What did Fold do with its Bitcoin?

It sold about $45 million worth, used $20 million to repay secured debt, and held onto $25 million in unrestricted cash.

Why did Fold sell Bitcoin?

To remove debt, reduce financing risk, improve liquidity, eliminate interest expenses, and support product expansion.

Does Fold still own Bitcoin?

Yes. The company says it still holds a significant Bitcoin treasury position.

How did the market react?

Fold shares jumped as much as 162% intraday after the announcement before pulling back on profit-taking.

What products is Fold trying to grow?

The Fold Credit Card, Bitcoin Gift Card, and Fold Business platform.

Is selling Bitcoin always bearish?

No. Sometimes it’s a sign of distress, but it can also be a smart move to protect the company and free up capital for growth.

What does this say about Bitcoin as a treasury asset?
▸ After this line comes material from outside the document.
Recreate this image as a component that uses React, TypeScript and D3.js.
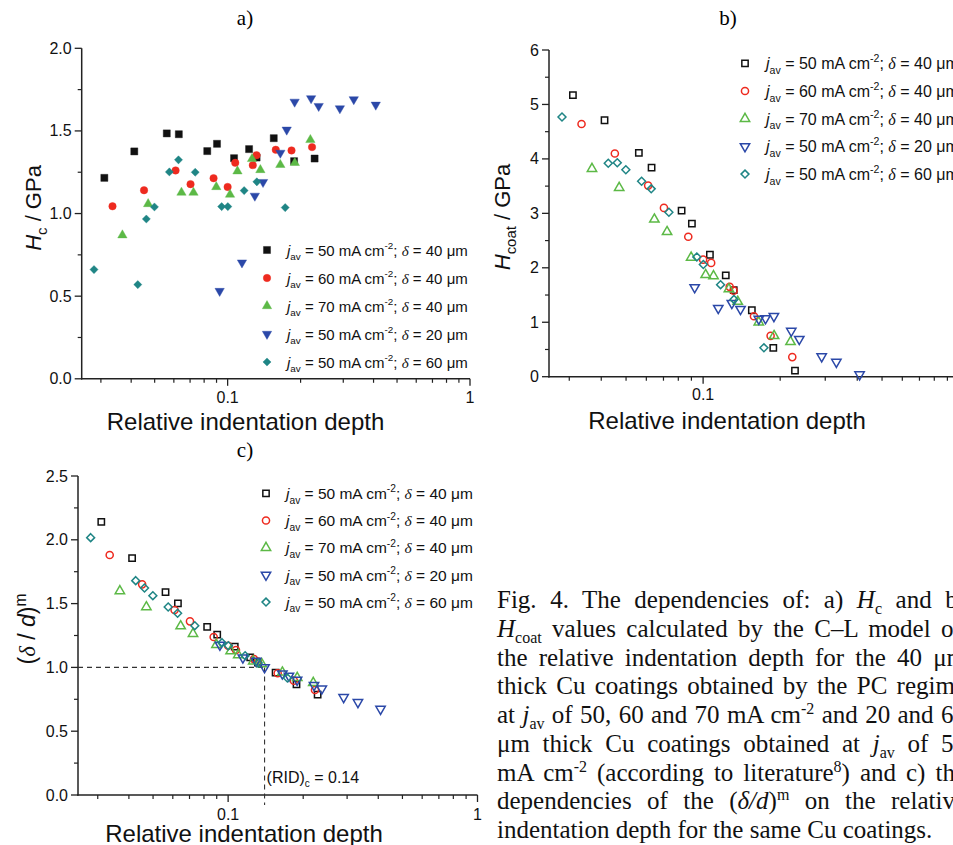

It shows Bitcoin is liquid, flexible, and useful on corporate balance sheets — but only if management doesn’t get reckless with leverage.

Fold’s decision is not flashy, but it is pragmatic. And in crypto, pragmatism often gets drowned out by hype until reality kicks the door in. Bitcoin remains a powerful treasury asset, but the companies using it are increasingly learning the same lesson: the point is not to flex hardest. The point is to survive, build, and keep optionality when the market decides to act like a drunk raccoon with a trading terminal.